Training Guide

This guide explains how to execute and monitor a MiCA-BD3LM training run.

Environment Setup

Ensure you have the virtual environment activated:

source .venv/bin/activate

Starting a Run

We use task-spooler (tsp) and systemd-run to manage jobs and enforce memory limits on the NVIDIA GB10 system.
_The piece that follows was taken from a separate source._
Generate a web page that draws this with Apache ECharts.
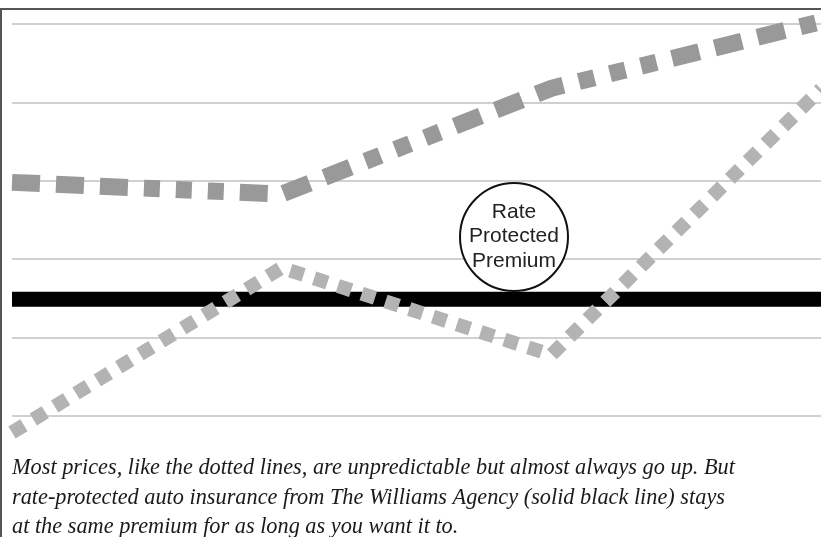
<!DOCTYPE html>
<html>
<head>
<meta charset="utf-8">
<style>
  html, body { margin: 0; padding: 0; background: #fff; }
  #chart { width: 821px; height: 537px; }
</style>
<script src="https://cdn.jsdelivr.net/npm/echarts@6/dist/echarts.min.js"></script>
</head>
<body>
<div id="chart"></div>
<script>
// ---- data ----
const categories = ['P1', 'P2', 'P3', 'P4'];
const upperPrices = [2.98, 2.83, 4.18, 5.03];
const lowerPrices = [-0.21, 1.89, 0.78, 4.17];
const protectedPremium = [1.49, 1.49, 1.49, 1.49];
const circleLabel = ['Rate', 'Protected', 'Premium'];
const captionLines = [
  'Most prices, like the dotted lines, are unpredictable but almost always go up. But',
  'rate-protected auto insurance from The Williams Agency (solid black line) stays',
  'at the same premium for as long as you want it to.'
];

const chart = echarts.init(document.getElementById('chart'), null, { renderer: 'canvas' });

const graphics = [
  // frame (top and left)
  { type: 'line', shape: { x1: 0, y1: 9, x2: 821, y2: 9 }, style: { stroke: '#555', lineWidth: 2 }, z: 100 },
  { type: 'line', shape: { x1: 1, y1: 8, x2: 1, y2: 537 }, style: { stroke: '#555', lineWidth: 2 }, z: 100 },
  // annotation circle
  { type: 'circle', shape: { cx: 514, cy: 237, r: 54 }, style: { fill: '#fff', stroke: '#111', lineWidth: 2 }, z: 50 }
];
const labelYs = [212, 236.5, 261];
circleLabel.forEach((t, i) => {
  graphics.push({
    type: 'text', x: 514, y: labelYs[i], z: 51,
    style: { text: t, fill: '#222', font: '21px "Liberation Sans", Arial, sans-serif', align: 'center', verticalAlign: 'middle' }
  });
});
const capYs = [468, 498, 527];
captionLines.forEach((t, i) => {
  graphics.push({
    type: 'text', x: 12, y: capYs[i], z: 51,
    style: { text: t, fill: '#1a1a1a', font: 'italic 22.3px "Liberation Serif", "Times New Roman", serif', align: 'left', verticalAlign: 'middle' }
  });
});

const option = {
  animation: false,
  backgroundColor: '#fff',
  grid: { left: 12, right: 0, top: 24, bottom: 121 },
  xAxis: {
    type: 'category', data: categories, boundaryGap: false,
    axisLine: { show: false }, axisTick: { show: false }, axisLabel: { show: false }, splitLine: { show: false }
  },
  yAxis: {
    type: 'value', min: 0, max: 5, interval: 1,
    axisLine: { show: false }, axisTick: { show: false }, axisLabel: { show: false },
    splitLine: { show: true, lineStyle: { color: '#c0c0c0', width: 1.5 } }
  },
  series: [
    {
      name: 'Protected', type: 'line', data: protectedPremium, symbol: 'none', clip: false, z: 3,
      lineStyle: { color: '#000', width: 15, cap: 'butt' }
    },
    {
      name: 'Upper', type: 'line', data: upperPrices, symbol: 'none', clip: false, z: 2,
      lineStyle: { color: '#999999', width: 17, cap: 'butt', join: 'miter',
        type: [28, 16, 28, 16, 28, 16, 16, 16, 16, 16, 16, 16] }
    },
    {
      name: 'Lower', type: 'line', data: lowerPrices, symbol: 'none', clip: false, z: 4,
      lineStyle: { color: '#b3b3b3', width: 14, cap: 'butt', type: [14, 11] }
    }
  ],
  graphic: graphics
};
chart.setOption(option);
</script>
</body>
</html>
tsp systemd-run --user --scope \
    -p MemoryMax=100G \
    -p MemorySwapMax=0 \
    -p MemoryHigh=90G \
    env WANDB_API_KEY=your_key_here \
    WANDB_ENTITY=your_entity_here \
    WANDB_PROJECT=nano-dllm \
    WANDB_MODE=online \
    python scripts/train.py \
    --output_dir ./outputs/your-run-name \
    --max_steps 20000 \
    --learning_rate 1e-4

Key Parameters

--mica_rank: Rank of the adapters (default: 32).
--resume_from_checkpoint: Path to a directory (e.g., ./outputs/run1/checkpoint-1000) to continue training.
--report_to: Set to "wandb" for live tracking.

Monitoring

Terminal

Monitor the live logs using tsp:

tsp           # List all jobs
tsp -t <ID>   # Tail output of job <ID>

Weights & Biases

If --report_to wandb is active, you can view live charts for: * train/loss: Training loss. * train/accuracy: Token-level prediction accuracy at masked positions. * gsm8k/accuracy: Post-checkpoint benchmark results. * system/gpu_utilization: Hardware health.